— Dataset excerpt —
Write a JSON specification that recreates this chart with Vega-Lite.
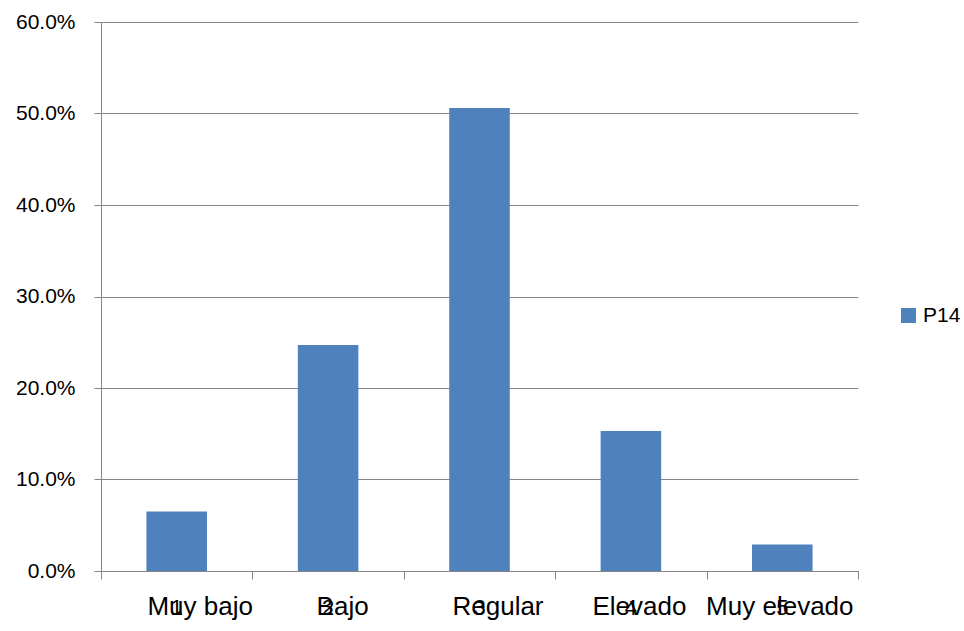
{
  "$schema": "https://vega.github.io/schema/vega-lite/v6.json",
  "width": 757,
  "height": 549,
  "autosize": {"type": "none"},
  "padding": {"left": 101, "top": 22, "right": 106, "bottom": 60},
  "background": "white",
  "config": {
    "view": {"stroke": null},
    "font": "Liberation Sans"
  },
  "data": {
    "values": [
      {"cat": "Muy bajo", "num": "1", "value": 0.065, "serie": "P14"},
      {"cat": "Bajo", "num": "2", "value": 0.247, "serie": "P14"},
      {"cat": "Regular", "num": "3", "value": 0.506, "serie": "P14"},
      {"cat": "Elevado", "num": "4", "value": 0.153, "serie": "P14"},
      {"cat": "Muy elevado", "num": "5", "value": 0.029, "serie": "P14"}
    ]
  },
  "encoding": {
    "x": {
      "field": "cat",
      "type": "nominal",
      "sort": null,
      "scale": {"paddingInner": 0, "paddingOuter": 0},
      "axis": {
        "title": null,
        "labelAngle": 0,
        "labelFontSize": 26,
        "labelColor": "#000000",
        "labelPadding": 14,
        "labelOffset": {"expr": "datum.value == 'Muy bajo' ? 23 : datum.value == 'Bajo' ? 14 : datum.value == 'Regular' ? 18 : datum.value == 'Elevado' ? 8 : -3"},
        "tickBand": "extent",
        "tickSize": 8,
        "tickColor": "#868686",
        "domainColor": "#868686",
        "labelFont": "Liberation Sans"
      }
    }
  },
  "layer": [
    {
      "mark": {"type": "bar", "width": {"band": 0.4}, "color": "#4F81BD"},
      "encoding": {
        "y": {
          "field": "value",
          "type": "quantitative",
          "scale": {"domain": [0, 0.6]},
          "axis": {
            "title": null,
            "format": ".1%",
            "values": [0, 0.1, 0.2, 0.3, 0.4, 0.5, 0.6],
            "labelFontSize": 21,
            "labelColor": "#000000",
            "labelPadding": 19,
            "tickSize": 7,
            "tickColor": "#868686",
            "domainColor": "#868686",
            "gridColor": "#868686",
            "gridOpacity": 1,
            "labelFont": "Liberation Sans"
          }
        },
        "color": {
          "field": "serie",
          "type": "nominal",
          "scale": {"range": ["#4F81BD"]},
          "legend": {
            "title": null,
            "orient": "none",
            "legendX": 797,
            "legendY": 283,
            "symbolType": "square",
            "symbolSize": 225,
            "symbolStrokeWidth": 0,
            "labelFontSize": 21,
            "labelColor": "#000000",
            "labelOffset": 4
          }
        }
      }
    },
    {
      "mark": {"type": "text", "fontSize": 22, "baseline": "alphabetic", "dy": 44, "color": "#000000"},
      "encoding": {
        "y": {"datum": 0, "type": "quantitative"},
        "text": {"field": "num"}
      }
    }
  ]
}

— Task goal —
In the copy, include no pictures; restate the listing above exactly.

— Full solution —
Write a JSON specification that recreates this chart with Vega-Lite.
{
  "$schema": "https://vega.github.io/schema/vega-lite/v6.json",
  "width": 757,
  "height": 549,
  "autosize": {"type": "none"},
  "padding": {"left": 101, "top": 22, "right": 106, "bottom": 60},
  "background": "white",
  "config": {
    "view": {"stroke": null},
    "font": "Liberation Sans"
  },
  "data": {
    "values": [
      {"cat": "Muy bajo", "num": "1", "value": 0.065, "serie": "P14"},
      {"cat": "Bajo", "num": "2", "value": 0.247, "serie": "P14"},
      {"cat": "Regular", "num": "3", "value": 0.506, "serie": "P14"},
      {"cat": "Elevado", "num": "4", "value": 0.153, "serie": "P14"},
      {"cat": "Muy elevado", "num": "5", "value": 0.029, "serie": "P14"}
    ]
  },
  "encoding": {
    "x": {
      "field": "cat",
      "type": "nominal",
      "sort": null,
      "scale": {"paddingInner": 0, "paddingOuter": 0},
      "axis": {
        "title": null,
        "labelAngle": 0,
        "labelFontSize": 26,
        "labelColor": "#000000",
        "labelPadding": 14,
        "labelOffset": {"expr": "datum.value == 'Muy bajo' ? 23 : datum.value == 'Bajo' ? 14 : datum.value == 'Regular' ? 18 : datum.value == 'Elevado' ? 8 : -3"},
        "tickBand": "extent",
        "tickSize": 8,
        "tickColor": "#868686",
        "domainColor": "#868686",
        "labelFont": "Liberation Sans"
      }
    }
  },
  "layer": [
    {
      "mark": {"type": "bar", "width": {"band": 0.4}, "color": "#4F81BD"},
      "encoding": {
        "y": {
          "field": "value",
          "type": "quantitative",
          "scale": {"domain": [0, 0.6]},
          "axis": {
            "title": null,
            "format": ".1%",
            "values": [0, 0.1, 0.2, 0.3, 0.4, 0.5, 0.6],
            "labelFontSize": 21,
            "labelColor": "#000000",
            "labelPadding": 19,
            "tickSize": 7,
            "tickColor": "#868686",
            "domainColor": "#868686",
            "gridColor": "#868686",
            "gridOpacity": 1,
            "labelFont": "Liberation Sans"
          }
        },
        "color": {
          "field": "serie",
          "type": "nominal",
          "scale": {"range": ["#4F81BD"]},
          "legend": {
            "title": null,
            "orient": "none",
            "legendX": 797,
            "legendY": 283,
            "symbolType": "square",
            "symbolSize": 225,
            "symbolStrokeWidth": 0,
            "labelFontSize": 21,
            "labelColor": "#000000",
            "labelOffset": 4
          }
        }
      }
    },
    {
      "mark": {"type": "text", "fontSize": 22, "baseline": "alphabetic", "dy": 44, "color": "#000000"},
      "encoding": {
        "y": {"datum": 0, "type": "quantitative"},
        "text": {"field": "num"}
      }
    }
  ]
}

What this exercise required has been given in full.